Charge and spin are the two fundamental properties of electrons, and the collective excitations of charge and spin have unique properties in low-dimensional physicalsystems. The collective electron charge excitations are surface plasmons, which can localize and enhance the electromagnetic field in the sub-wavelength space. The collective spin excitations are spin waves and the quantization of spin waves so-called magnons can carry and transport information. Although significant progress has been made in magnon spintronics and plasmonic photonics, the interplay of spin waves and plasmons remains largely to be explored.
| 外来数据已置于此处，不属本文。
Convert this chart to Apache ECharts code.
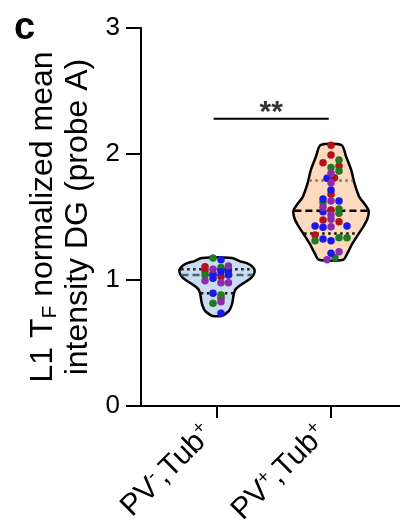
<!DOCTYPE html>
<html><head><meta charset="utf-8">
<script src="https://cdn.jsdelivr.net/npm/echarts@6/dist/echarts.min.js"></script>
<style>html,body{margin:0;padding:0;background:#fff}#c{width:400px;height:529px}</style>
</head><body><div id="c"></div>
<script>
// ---------- data ----------
const categories = ['PV-,Tub+', 'PV+,Tub+'];
const yTicks = [0, 1, 2, 3];

// violin outlines: [value, relative density 0..1]
const density1 = [
  [1.175, 0.40], [1.15, 0.60], [1.13, 0.82], [1.10, 0.96], [1.07, 1.00], [1.04, 0.97],
  [1.01, 0.88], [0.98, 0.73], [0.95, 0.58], [0.92, 0.48], [0.88, 0.44], [0.84, 0.42],
  [0.80, 0.39], [0.76, 0.33], [0.735, 0.24], [0.715, 0.12]
];
const density2 = [
  [2.07, 0.28], [1.98, 0.40], [1.87, 0.54], [1.77, 0.62], [1.66, 0.75], [1.60, 0.90],
  [1.55, 1.00], [1.48, 0.96], [1.42, 0.85], [1.37, 0.74], [1.29, 0.57], [1.21, 0.43], [1.16, 0.32]
];
// quartiles: [q1, median, q3]
const quartiles1 = [0.895, 1.04, 1.085];
const quartiles2 = [1.37, 1.55, 1.79];

// points: [offset within group, value]
const g1Red = [[-0.105, 1.106], [-0.105, 1.074], [0.035, 1.026], [0.035, 0.855]];
const g1Green = [[-0.035, 1.175], [0.035, 1.10], [-0.105, 1.04], [0.035, 0.881], [-0.035, 0.815]];
const g1Blue = [[0.035, 1.160], [0.10, 1.074], [-0.035, 1.048], [0.10, 1.04], [-0.035, 1.013], [0.035, 1.066], [-0.035, 0.894], [0.035, 0.736]];
const g1Purple = [[0.10, 1.111], [-0.035, 1.085], [-0.105, 0.994], [0.035, 0.979], [0.10, 0.979], [0.035, 0.828]];

const g2Red = [[0, 2.07], [0, 1.992], [-0.07, 1.931], [0.07, 1.905], [0.03, 1.812], [0, 1.680], [0, 1.556], [-0.07, 1.476], [0.07, 1.463], [-0.14, 1.357]];
const g2Green = [[0.07, 1.952], [0, 1.892], [0.07, 1.865], [-0.07, 1.614], [0.07, 1.563], [0.07, 1.529], [-0.14, 1.312], [0.07, 1.336], [0.14, 1.336], [0.035, 1.177]];
const g2Blue = [[-0.035, 1.807], [0, 1.714], [-0.07, 1.643], [0.07, 1.627], [-0.07, 1.542], [-0.14, 1.429], [-0.07, 1.418], [0.14, 1.429], [-0.07, 1.325], [0, 1.312], [0, 1.212]];
const g2Purple = [[0, 1.847], [0, 1.772], [0, 1.627], [-0.07, 1.577], [0, 1.516], [0, 1.482], [0, 1.423], [0.07, 1.225], [-0.035, 1.16]];

const sigLevel = 2.28;
const sigText = '**';

// ---------- chart ----------
const FONT = 'Liberation Sans, Arial, Helvetica, sans-serif';
const MAXW = 0.33;
const COLORS = { red: '#b3121b', green: '#1f7a22', blue: '#1a1ae6', purple: '#8a2cae' };

function halfWidth(dens, v) {
  for (let i = 0; i < dens.length - 1; i++) {
    const a = dens[i], b = dens[i + 1];
    if ((v <= a[0] && v >= b[0])) {
      const t = (a[0] - v) / (a[0] - b[0]);
      return (a[1] + (b[1] - a[1]) * t) * MAXW;
    }
  }
  return 0;
}

function violin(idx, dens, fill) {
  return {
    type: 'custom', z: 1, silent: true,
    data: [[idx + 1, dens[0][0]]],
    renderItem(params, api) {
      const c = api.value(0);
      const right = dens.map(d => api.coord([c + d[1] * MAXW, d[0]]));
      const left = dens.slice().reverse().map(d => api.coord([c - d[1] * MAXW, d[0]]));
      return {
        type: 'polygon',
        shape: { points: right.concat(left), smooth: 0.25 },
        style: { fill: fill, stroke: '#000', lineWidth: 2.5, lineJoin: 'round' }
      };
    }
  };
}

function quartileLines(idx, dens, q, colors) {
  const kinds = ['dot', 'dash', 'dot'];
  return {
    type: 'custom', z: 2, silent: true,
    data: q.map((v, i) => [idx + 1, v, i]),
    renderItem(params, api) {
      const c = api.value(0), v = api.value(1), k = api.value(2);
      const hw = halfWidth(dens, v);
      const p1 = api.coord([c - hw, v]), p2 = api.coord([c + hw, v]);
      return {
        type: 'line',
        shape: { x1: p1[0] + 1, y1: p1[1], x2: p2[0] - 1, y2: p2[1] },
        style: {
          stroke: colors[k], lineWidth: 2.5,
          lineDash: kinds[k] === 'dash' ? [7, 4] : [2.5, 3.5]
        }
      };
    }
  };
}

function points(name, color, a, b) {
  return {
    type: 'scatter', name: name, z: 5, silent: true,
    symbolSize: 7.5,
    itemStyle: { color: color, opacity: 1 },
    data: a.map(p => [1 + p[0], p[1]]).concat(b.map(p => [2 + p[0], p[1]]))
  };
}

const chart = echarts.init(document.getElementById('c'), null, { renderer: 'canvas' });
chart.setOption({
  animation: false,
  backgroundColor: '#fff',
  textStyle: { fontFamily: FONT },
  grid: { left: 141, right: 0, top: 28, bottom: 123, containLabel: false, outerBoundsMode: 'none' },
  graphic: [{
    type: 'text', left: 14, top: 10,
    style: { text: 'c', font: 'bold 38px ' + FONT, fill: '#000' }
  }],
  xAxis: {
    type: 'value', min: 0.3333, max: 2.605,
    splitLine: { show: false },
    axisLine: { lineStyle: { color: '#000', width: 2 } },
    axisTick: { customValues: [1, 2], length: 12, lineStyle: { color: '#000', width: 2 } },
    axisLabel: {
      customValues: [1, 2], rotate: 45, margin: 15, color: '#000',
      fontFamily: FONT, fontSize: 30, padding: [0, 12, 0, 0],
      formatter: function (v) {
        const s = categories[Math.round(v) - 1];
        const m = s.match(/^(\w+)([+-]),(\w+)([+-])$/);
        return '{a|' + m[1] + '}{s|' + m[2] + '}{a|,' + m[3] + '}{s|' + m[4] + '}';
      },
      rich: {
        a: { fontSize: 30, lineHeight: 34, fontFamily: FONT, color: '#000' },
        s: { fontSize: 19, lineHeight: 19, verticalAlign: 'top', fontFamily: FONT, color: '#000' }
      }
    }
  },
  yAxis: {
    type: 'value', min: yTicks[0], max: yTicks[yTicks.length - 1], interval: 1,
    splitLine: { show: false },
    axisLine: { show: true, lineStyle: { color: '#000', width: 2 } },
    axisTick: { show: true, length: 15, lineStyle: { color: '#000', width: 2 } },
    axisLabel: { color: '#000', fontSize: 26, fontFamily: FONT, margin: 21 },
    name: '{a|L1 T}{b|F}{a| normalized mean}\n{a|intensity DG (probe A)}',
    nameLocation: 'middle', nameRotate: 90, nameGap: 42,
    nameTextStyle: {
      fontFamily: FONT, color: '#000',
      rich: {
        a: { fontSize: 32, lineHeight: 35, fontFamily: FONT, color: '#000' },
        b: { fontSize: 21, lineHeight: 21, verticalAlign: 'bottom', fontFamily: FONT, color: '#000' }
      }
    }
  },
  series: [
    violin(0, density1, '#c9dcf0'),
    violin(1, density2, '#fdd9bd'),
    quartileLines(0, density1, quartiles1, ['#1a1a1a', '#4f6474', '#1a1a1a']),
    quartileLines(1, density2, quartiles2, ['#111', '#000', '#8c735b']),
    points('red', COLORS.red, g1Red, g2Red),
    points('green', COLORS.green, g1Green, g2Green),
    points('blue', COLORS.blue, g1Blue, g2Blue),
    points('purple', COLORS.purple, g1Purple, g2Purple),
    {
      type: 'line', z: 3, silent: true, symbol: 'none',
      lineStyle: { color: '#000', width: 2 },
      data: [[0.97, sigLevel], [1.98, sigLevel]]
    },
    {
      type: 'scatter', z: 3, silent: true, symbolSize: 0,
      data: [[1.475, sigLevel]],
      label: {
        show: true, position: 'top', distance: -9, formatter: sigText,
        fontSize: 30, fontWeight: 'bold', color: '#000', fontFamily: FONT
      }
    }
  ]
});
</script>
</body></html>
Our current project will explore the new physics in low-dimensional material/magnet hybrid structures and intends to develop an interdisciplinary field combining spintronics, low-dimensional physics, and plasmonics. In particular, we will focus on the composite system of magnets/low dimensional conductive material to develop a comprehensive theoretical framework of the interaction between spin waves and surface plasmons. At the classical level, we intend to reveal the strong coupling between spin waves and surface plasmons and elucidate the mechanism by which surface plasmons can manipulate magnon spin currents. At the quantum level, we will uncover the generation, manipulation, and detection of quantum states of magnons and surface plasmons in the composite system, as well as their potential applications in quantum information science.

Our project will not only extend the horizon of traditional plasmonics and spintronics but also provide new ideas for constructing hybrid quantum systems for information processing. Understanding magnon-plasmon coupling will further benefit the design of multi-functional spintronic and plasmonic devices.